You will initially experience some ‘pins and needles’ as the block wears off and then some pain. Please prepare for this by taking the painkillers that we provide. Start these before the block wears off and expect to need them regularly for around 48hrs.
Occasionally we may recommend that at the time of the block we also place a small tube (catheter) that is fixed in place and through which we can give you further local anaesthetic to prolong your numbness for a few days. We would recommend this in situations where your pain after the operation is likely to be severe.
Complications of Anaesthesia
Anaesthesia is fairly safe for most people. If your health is not good the risks may be increased. Commoner complications include nausea and sore throat.
Local anaesthetic nerve blocks are generally considered to be safe. There is an approximately 5% (1 in 20) chance that they will fail or not work as well as expected. They tend to cause a small pupil and droopy eyelid temporarily and you may notice a hoarse voice or slight breathlessness.
Rare complications include reactions to the local anaesthetic solutions and nerve injury (the risk of temporary nerve symptoms e.g. tingling, numbness or weakness for a limited period is around 1 in 100 blocks and the overall risk of permanent injury approximately 1 in 5,000- 10,000 injections).
Paracetamol and an anti-inflammatory drug (if suitable for you – usually ibuprofen or diclofenac) are often used in combination. Take these regularly for the first few days.
Your anaesthetist will talk to you about strong painkillers, usually codeine, tramadol, oxycodone or morphine.

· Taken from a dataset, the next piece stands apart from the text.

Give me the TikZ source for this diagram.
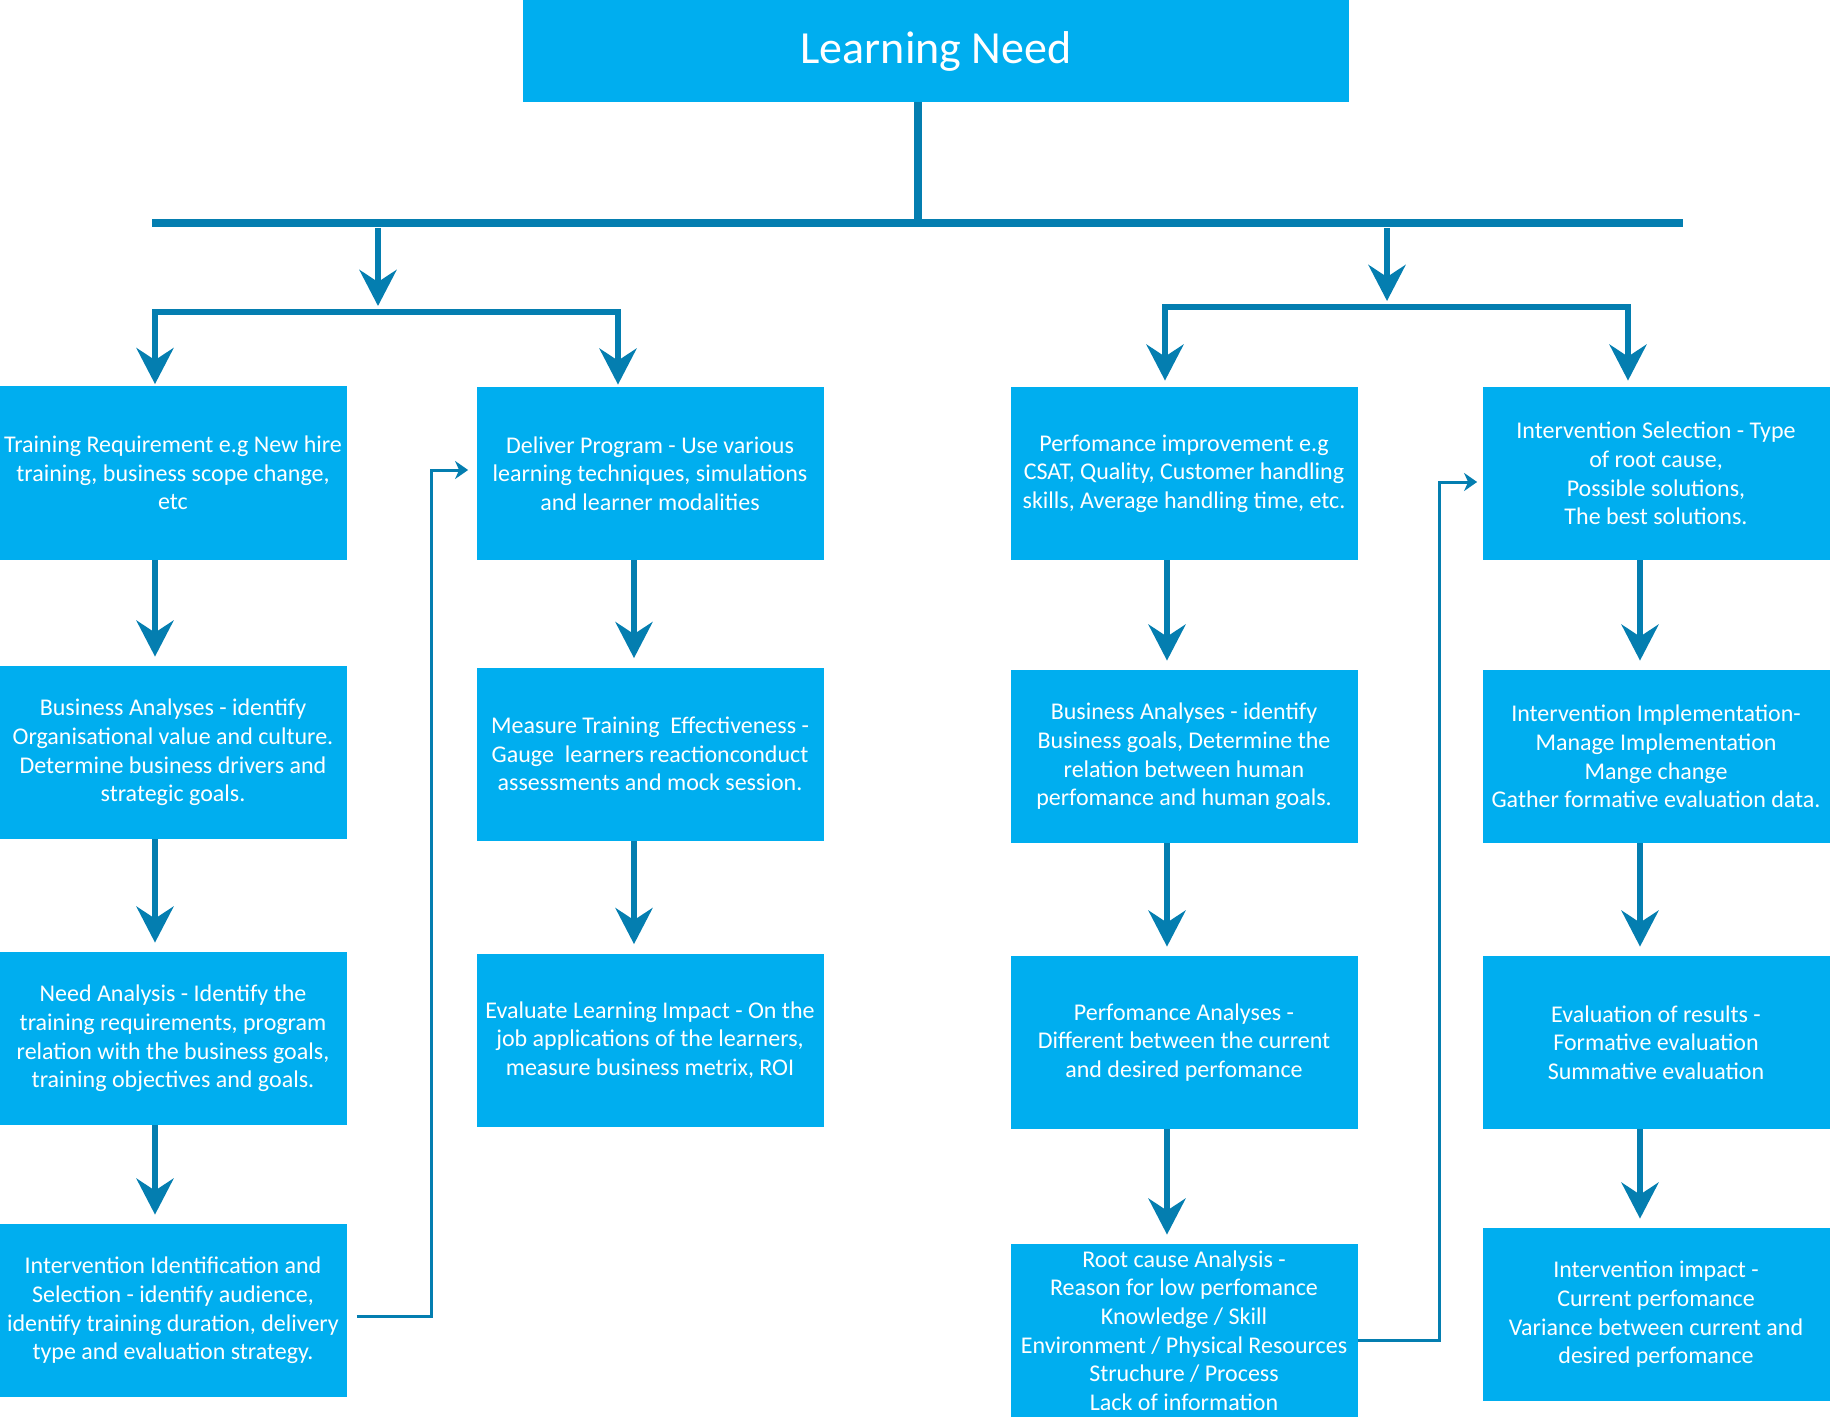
\documentclass[tikz,border=0pt]{standalone}
\usepackage{fontspec}
\setmainfont{Carlito}
\usetikzlibrary{positioning,arrows.meta}
\definecolor{boxcyan}{RGB}{0,174,239}
\definecolor{lineblue}{RGB}{4,126,176}

\begin{document}
\begin{tikzpicture}[x=0.5pt, y=-0.5pt,
  box/.style={fill=boxcyan, text=white, inner sep=0pt, minimum width=173.5pt, minimum height=86.5pt, align=center, font=\fontsize{12}{14.3}\selectfont},
  head/.style={fill=boxcyan, text=white, inner sep=0pt, minimum width=413pt, minimum height=51pt, font=\fontsize{23}{28}\selectfont},
  bigtip/.tip={Stealth[length=18pt, width=18.5pt, inset=6pt]},
  bus/.style={draw=lineblue, line width=4pt},
  flow/.style={draw=lineblue, line width=3pt, -bigtip},
  fork/.style={draw=lineblue, line width=3pt, bigtip-bigtip},
  link/.style={draw=lineblue, line width=1.5pt, -{Stealth[length=6.5pt, width=9pt, inset=2pt]}}]
  \useasboundingbox (0,0) rectangle (1830,1417);

  \node[head] (need) at (936,51) {Learning Need};

  % training side
  \node[box] (tr1) at (173,473) {Training Requirement e.g New hire\\training, business scope change,\\etc};
  \node[box] (tr2) at (173,752.5) {Business Analyses - identify\\Organisational value and culture.\\Determine business drivers and\\strategic goals.};
  \node[box] (tr3) at (173,1038.5) {Need Analysis - Identify the\\training requirements, program\\relation with the business goals,\\training objectives and goals.};
  \node[box] (tr4) at (173,1310.5) {Intervention Identification and\\Selection - identify audience,\\identify training duration, delivery\\type and evaluation strategy.};
  \node[box] (dl1) at (650,473.5) {Deliver Program - Use various\\learning techniques, simulations\\and learner modalities};
  \node[box] (dl2) at (650,754) {Measure Training\ \ Effectiveness -\\Gauge\ \ learners reactionconduct\\assessments and mock session.};
  \node[box] (dl3) at (650,1040) {Evaluate Learning Impact - On the\\job applications of the learners,\\measure business metrix, ROI};

  % performance side
  \node[box] (pf1) at (1184,473.5) {Perfomance improvement e.g\\CSAT, Quality, Customer handling\\skills, Average handling time, etc.};
  \node[box] (pf2) at (1184,756.5) {Business Analyses - identify\\Business goals, Determine the\\relation between human\\perfomance and human goals.};
  \node[box] (pf3) at (1184,1042.5) {Perfomance Analyses -\\Different between the current\\and desired perfomance};
  \node[box] (pf4) at (1184,1330.5) {Root cause Analysis -\\Reason for low perfomance\\Knowledge / Skill\\Environment / Physical Resources\\Struchure / Process\\Lack of information};
  \node[box] (iv1) at (1656,473.5) {Intervention Selection - Type\\of root cause,\\Possible solutions,\\The best solutions.};
  \node[box] (iv2) at (1656,756.5) {Intervention Implementation-\\Manage Implementation\\Mange change\\Gather formative evaluation data.};
  \node[box] (iv3) at (1656,1042.5) {Evaluation of results -\\Formative evaluation\\Summative evaluation};
  \node[box] (iv4) at (1656,1314.5) {Intervention impact -\\Current perfomance\\Variance between current and\\desired perfomance};

  % trunk and bus
  \coordinate (trunk) at (918,223);
  \coordinate (busL) at (152,223);
  \coordinate (busR) at (1683,223);
  \draw[bus] (need.south -| trunk) -- (trunk);
  \draw[bus] (busL) -- (busR);

  % branches
  \coordinate (ldrop) at (378,228);
  \coordinate (lsplit) at (378,306);
  \coordinate (lbar) at (378,312);
  \coordinate (rdrop) at (1387,228);
  \coordinate (rsplit) at (1387,301);
  \coordinate (rbar) at (1387,307);
  \coordinate (c1) at (155,0);
  \coordinate (c2) at (634,0);
  \coordinate (c3) at (1167,0);
  \coordinate (c4) at (1640,0);
  \coordinate (b2) at (618,0);
  \coordinate (b3) at (1165,0);
  \coordinate (b4) at (1628,0);
  \draw[flow] (ldrop) -- (lsplit);
  \draw[flow] (rdrop) -- (rsplit);
  \draw[fork, shorten <=1pt, shorten >=1pt] (tr1.north -| c1) |- (lbar) -| (dl1.north -| b2);
  \draw[fork, shorten <=3pt, shorten >=3pt] (pf1.north -| b3) |- (rbar) -| (iv1.north -| b4);

  % steps down each column
  \foreach \a/\b/\c in {tr1/tr2/c1, tr2/tr3/c1, tr3/tr4/c1, dl1/dl2/c2, dl2/dl3/c2,
      pf1/pf2/c3, pf2/pf3/c3, pf3/pf4/c3, iv1/iv2/c4, iv2/iv3/c4, iv3/iv4/c4}
    \draw[flow, shorten >=4.5pt] (\a.south -| \c) -- (\b.north -| \c);

  % cross links
  \draw[link] ([xshift=5pt,yshift=-2.75pt]tr4.east) -| ([xshift=-22.5pt,yshift=1.75pt]dl1.west) -- ([xshift=-4pt,yshift=1.75pt]dl1.west);
  \draw[link] ([yshift=-4.75pt]pf4.east) -| ([xshift=-21.5pt,yshift=-4.25pt]iv1.west) -- ([xshift=-2.5pt,yshift=-4.25pt]iv1.west);
\end{tikzpicture}
\end{document}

Take these if your pain is poorly controlled (instructions will be on the packet). Some patients experience light-headedness when taking stronger painkillers; so be careful especially at first (rest up after taking them, don’t carry hot drinks or anything sharp) and take them only to counteract severe discomfort. Nausea and constipation can also occur, so drink plenty of water and increase the fibre in your diet; occasionally laxatives may be required (available from chemists).
If you are discharged on the same day as your operation, there should be someone keeping an eye on you during the first 24 hr period. If the painkillers make you excessively drowsy, then your carer needs to rouse you and ensure you not too sensitive to them.
Emergency contact numbers will be available on your discharge information if you or your carer wishes to talk to a trained member of staff.
As you are admitted as a day case, you would normally be able to go home on the same day. During your elbow surgery recovery time, you will have a bandage on your elbow for 2-3 days, and it is common for the elbow to feel slightly swollen for a few weeks. You may need painkillers and your physiotherapist will give you some exercises to help you get back to normal living. You may need to take a week off work and driving.
An elbow arthroscopy is a commonly performed and generally safe procedure but there are some potential complications you should be aware of. These affect a very small percentage of patients.
- Infection can occur although our theatres have ultra-clean air operating conditions keeping infection rates to the minimum.
- Blood clots are possible after any operation and are more common in patients with some pre-existing medical conditions. However, again they affect a very small percentage of patients and have well established treatments including aspirin.
- Very rarely, damage to the nerves around the elbow leading to numbness, pain and in some cases weakness in the forearm and hand - this usually settles on its own.
- The elbow arthroscopy may fail/ not give rise to the intended benefits of reduced pain and increased mobility in the elbow.